I have upgraded econml from '0.8.1' to '0.9.0b1' (pip install -e git+https://github.com/microsoft/EconML.git@master#egg=econml) and I changed nothing to my code. The results I obtain are however very different when fitting the following estimator:

est_forest_gb = ForestDML(
                            model_y = GradientBoostingRegressor(n_estimators = 200, random_state = 42), 
                            model_t = GradientBoostingRegressor(n_estimators = 200, random_state = 42), 
                            n_estimators = 200,
                            n_crossfit_splits = [(fold0, fold1), (fold1, fold0)],
                            random_state = 123)

Do you have an idea of what could explain the difference? Thanks.

vsyrgkanis commented 3 years ago

The base code for this estimator has changed significantly and is now based on a new native gerneralized random forest module.

results should still be qualititive the same.

if different then most prob you have small unexplained variation in treatmet.

I would check the reported confidence intervals.

If you give us a synthetic dataset where the behavior is very different we can see if this is due to some bug in the new code.

also feel free to paste some examples of this difference.
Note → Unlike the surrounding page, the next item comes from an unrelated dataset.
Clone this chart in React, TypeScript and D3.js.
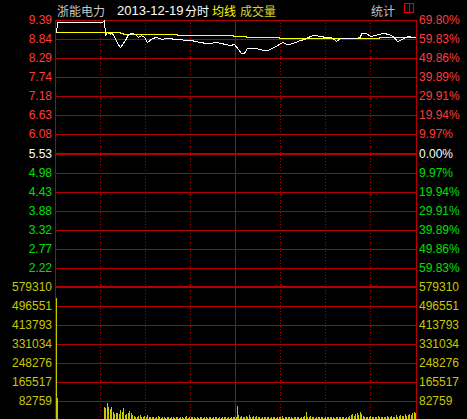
import React, { useRef, useEffect } from "react";
import * as d3 from "d3";

const width = 467;
const height = 419;

const stockName = "浙能电力";
const tradeDate = "2013-12-19";
const prevClose = 5.53;

// left axis price labels (top -> bottom)
const priceLabels = ["9.39", "8.84", "8.29", "7.74", "7.18", "6.63", "6.08", "5.53", "4.98", "4.43", "3.88", "3.32", "2.77", "2.22"];
// right axis percent labels, same rows
const pctLabels = ["69.80%", "59.83%", "49.86%", "39.89%", "29.91%", "19.94%", "9.97%", "0.00%", "9.97%", "19.94%", "29.91%", "39.89%", "49.86%", "59.83%"];
const volLabels = ["579310", "496551", "413793", "331034", "248276", "165517", "82759"];

// minute index from 9:30 (0..240)
const priceMinutes = [0, 1, 31, 32, 33, 34, 36, 37, 39, 41, 43, 46, 48, 51, 53, 55, 57, 59, 61, 64, 67, 69, 71, 73, 76, 79, 83, 86, 90, 93, 96, 100, 103, 106, 110, 113, 116, 119, 122, 124, 126, 128, 131, 134, 136, 139, 142, 144, 147, 150, 152, 154, 156, 160, 163, 166, 170, 172, 177, 180, 183, 186, 187, 190, 193, 197, 200, 203, 204, 207, 210, 213, 215, 219, 222, 225, 228, 230, 232, 235, 238, 240];
const prices = [9.01, 9.33, 9.33, 9.39, 8.97, 9.05, 8.99, 9.04, 8.93, 8.72, 8.62, 8.81, 8.99, 9.02, 8.99, 8.91, 8.96, 8.9, 8.76, 8.87, 8.9, 8.88, 8.84, 8.88, 8.87, 8.84, 8.84, 8.81, 8.81, 8.78, 8.75, 8.72, 8.72, 8.74, 8.72, 8.7, 8.67, 8.7, 8.55, 8.43, 8.44, 8.58, 8.59, 8.59, 8.55, 8.52, 8.52, 8.57, 8.65, 8.72, 8.75, 8.7, 8.7, 8.75, 8.81, 8.85, 8.93, 8.96, 8.94, 8.9, 8.9, 8.84, 8.78, 8.87, 8.87, 8.88, 8.88, 8.9, 9.01, 9.0, 8.94, 8.96, 8.99, 9.02, 8.99, 8.93, 8.79, 8.81, 8.87, 8.93, 8.91, 8.9];

const avgMinutes = [0, 43, 45, 81, 118, 127, 149, 216, 240];
const avgPrices = [9.05, 9.01, 8.99, 8.96, 8.94, 8.9, 8.88, 8.91, 8.91];

// volume per minute, index = minute
const volumes = [
  530000, 97000,
  0, 0, 0, 0, 0, 0, 0, 0, 0, 0, 0, 0, 0, 0, 0, 0, 0, 0, 0, 0, 0, 0, 0, 0, 0, 0, 0, 0, 0, 0,
  58000, 54000, 75000, 57000, 47000, 55000, 37000, 24000, 29000, 29000, 27000, 43000, 33000, 52000, 23000, 25000, 29000, 39000, 29000,
  21000, 17000, 12000, 14000, 17000, 21000, 12000, 14000, 16000, 13000, 20000, 11000, 14000, 15000, 12000,
  10000, 14000, 17000, 11000, 9000, 13000, 15000, 10000, 12000, 14000, 9000, 11000, 13000, 10000, 12000,
  15000, 9000, 12000, 14000, 10000, 11000, 16000, 9000, 13000, 11000, 12000, 14000, 10000, 15000, 9000,
  12000, 13000, 10000, 14000, 11000, 9000, 13000, 15000, 10000, 12000, 11000, 14000, 9000, 12000, 10000,
  13000, 11000, 12000, 9000, 14000, 10000, 13000, 11000, 12000, 15000,
  61000,
  22000, 14000, 17000, 12000, 15000, 18000, 13000, 20000, 14000, 11000, 16000, 13000, 18000, 12000, 14000, 10000, 15000, 12000, 13000,
  11000, 14000, 9000, 13000, 12000, 15000, 10000, 13000, 11000, 14000, 16000, 10000, 12000, 14000, 11000, 13000, 15000, 10000, 12000, 14000,
  11000, 13000, 10000, 15000, 12000, 18000, 36000, 14000, 12000, 16000, 11000, 13000, 10000, 14000, 12000, 15000, 11000, 13000, 10000, 12000,
  14000, 11000, 13000, 12000, 15000, 10000, 14000, 12000, 13000, 11000, 12000, 14000, 10000, 13000, 12000, 16000, 20000, 25000, 18000, 24000,
  30000, 22000, 36000, 26000, 18000, 14000, 12000, 15000, 11000, 17000, 13000, 12000, 14000, 11000, 16000, 13000, 12000, 15000, 14000, 13000,
  16000, 12000, 14000, 18000, 13000, 15000, 20000, 14000, 17000, 22000, 16000, 19000, 24000, 18000, 22000, 28000, 21000, 32000, 34000, 30000,
];

const gridMinutes = [30, 60, 90, 120, 150, 180, 210];

const RED = "#ff3c3c";
const GREEN = "#00e000";
const VOL = "#c8c800";
const GRID = "#b40000";
const FONT = "'Liberation Sans', Arial, sans-serif";
const CJK = "'Noto Sans CJK SC', sans-serif";

const App = () => {
  const ref = useRef<HTMLDivElement>(null);

  useEffect(() => {
    d3.select(ref.current).select("svg").remove();

    const left = 55;
    const right = 416;
    const top = 20;
    const mid = 153.5;
    const split = 287;
    const bottom = 420;

    const x = d3.scaleLinear().domain([0, 240]).range([56, 415]);
    const y = d3.scaleLinear().domain([prevClose, +priceLabels[0]]).range([mid, top]);
    const yVol = d3.scaleLinear().domain([0, +volLabels[0]]).range([bottom, split]);

    const svg = d3
      .select(ref.current)
      .append("svg")
      .attr("width", width)
      .attr("height", height)
      .style("position", "absolute")
      .style("left", "0px")
      .style("top", "0px");

    svg.append("rect").attr("width", width).attr("height", height).attr("fill", "#000");

    // horizontal grid - price area
    priceLabels.forEach((p) => {
      const isMid = +p === prevClose;
      svg
        .append("rect")
        .attr("x", left)
        .attr("y", isMid ? 153 : Math.round(y(+p)))
        .attr("width", right - left + 1)
        .attr("height", isMid ? 2 : 1)
        .attr("fill", GRID);
    });

    // volume area
    svg.append("rect").attr("x", left).attr("y", 286).attr("width", right - left + 1).attr("height", 2).attr("fill", GRID);
    volLabels.slice(1).forEach((v) => {
      svg
        .append("rect")
        .attr("x", left)
        .attr("y", Math.round(yVol(+v)))
        .attr("width", right - left + 1)
        .attr("height", 1)
        .attr("fill", GRID);
    });

    // vertical grid
    gridMinutes.forEach((m) => {
      const xx = Math.floor(x(m)) + 0.5;
      svg
        .append("line")
        .attr("x1", xx)
        .attr("x2", xx)
        .attr("y1", top)
        .attr("y2", bottom)
        .attr("stroke", GRID)
        .attr("stroke-width", 1)
        .attr("stroke-dasharray", m === 120 ? null : "1,2");
    });

    // frame sides
    [left, right].forEach((xx) => {
      svg.append("rect").attr("x", xx).attr("y", top).attr("width", 1).attr("height", bottom - top).attr("fill", GRID);
    });

    // volume bars
    svg
      .append("g")
      .selectAll("rect")
      .data(volumes.map((v, i) => [i, v]).filter((d) => d[1] > 0))
      .join("rect")
      .attr("x", (d) => Math.round(x(d[0])))
      .attr("y", (d) => Math.round(yVol(d[1])))
      .attr("width", 1)
      .attr("height", (d) => bottom - Math.round(yVol(d[1])))
      .attr("fill", VOL);

    // average line
    const avgLine = d3
      .line<number>()
      .x((_, i) => Math.round(x(avgMinutes[i])) + 0.5)
      .y((d) => Math.round(y(d)) + 0.5)
      .curve(d3.curveStepAfter);
    svg
      .append("path")
      .attr("d", avgLine(avgPrices))
      .attr("fill", "none")
      .attr("stroke", "#ffff00")
      .attr("stroke-width", 1)
      .attr("shape-rendering", "crispEdges");

    // price line
    const priceLine = d3
      .line<number>()
      .x((_, i) => Math.round(x(priceMinutes[i])) + 0.5)
      .y((d) => Math.round(y(d)) + 0.5);
    svg
      .append("path")
      .attr("d", priceLine(prices))
      .attr("fill", "none")
      .attr("stroke", "#ffffff")
      .attr("stroke-width", 1)
      .attr("shape-rendering", "crispEdges");

    // axis labels
    const colorFor = (p: number) => (p > prevClose ? RED : p < prevClose ? GREEN : "#ffffff");
    const label = (txt: string, xx: number, yy: number, anchor: string, color: string) =>
      svg
        .append("text")
        .attr("x", xx)
        .attr("y", yy)
        .attr("text-anchor", anchor)
        .attr("dominant-baseline", "central")
        .style("font-family", FONT)
        .style("font-size", "12px")
        .attr("fill", color)
        .text(txt);

    priceLabels.forEach((p, i) => {
      label(p, 52, y(+p), "end", colorFor(+p));
      label(pctLabels[i], 419, y(+p), "start", colorFor(+p));
    });
    volLabels.forEach((v) => {
      label(v, 52, yVol(+v), "end", VOL);
      label(v, 419, yVol(+v), "start", VOL);
    });

    // header
    const header = [
      { t: stockName, x: 57, c: "#c8c8c8", f: CJK, s: 12 },
      { t: tradeDate, x: 117, c: "#ffffff", f: FONT, s: 13 },
      { t: "分时", x: 185, c: "#ffffff", f: CJK, s: 12 },
      { t: "均线", x: 212, c: "#ffff00", f: CJK, s: 12 },
      { t: "成交量", x: 240, c: "#d2d23c", f: CJK, s: 12 },
      { t: "统计", x: 371, c: "#c0c0c0", f: CJK, s: 12 },
    ];
    header.forEach((h) => {
      svg
        .append("text")
        .attr("x", h.x)
        .attr("y", 10)
        .attr("dominant-baseline", "central")
        .style("font-family", h.f)
        .style("font-size", `${h.s}px`)
        .attr("fill", h.c)
        .text(h.t);
    });

    // small window button, top right
    svg.append("rect").attr("x", 404.5).attr("y", 3.5).attr("width", 9).attr("height", 9).attr("fill", "none").attr("stroke", "#e00000");
    svg.append("line").attr("x1", 409.5).attr("x2", 409.5).attr("y1", 4).attr("y2", 12).attr("stroke", "#e00000");
  }, []);

  return <div ref={ref} />;
};

export default App;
vsyrgkanis commented 3 years ago

Check out this notebook https://github.com/microsoft/EconML/blob/master/notebooks/Generalized%20Random%20Forests.ipynb

ForestDML is essentially deprecated by CausalForestDML and internally when you call forestsml, you’ll see a warning and a causalforestdml will be initialized

vsyrgkanis commented 3 years ago

On top of my head one constraint that the new causalforestdml imooses that was not imposed by forestdml is balancedness. By default the new code requires that at least 5% of each node belong to each child. So it ignores imbalanced splits.

You could try calling directly CausalForestDML with your parameters, but setting min_balanceness_tol=0.5

this would not impose any balanceness constraint

the otjer thing that has changed is the default setting of subsample_fr when you leave it to “auto”.

you can check the previous choice of subsample_fr on your data by accessing subsamplefr after you fit the model using the 0.8.1 release.

then in 0.9 pass that value to causalforestdml as “max_samples=subsamplefr / 2”

vsyrgkanis commented 3 years ago

Even easier: the previous version was using the following formula for subsample_fr subsamplefr = (n_samples/2)*(1-1/(2n_features+2))/(n_samples/2)

so you can calculate this yourself and call the 0.9 version causalforestdml with max_samples=subsamplefr / 2 And min_balancedness_tol=0.5

and the remainder of the parameters you were already passing.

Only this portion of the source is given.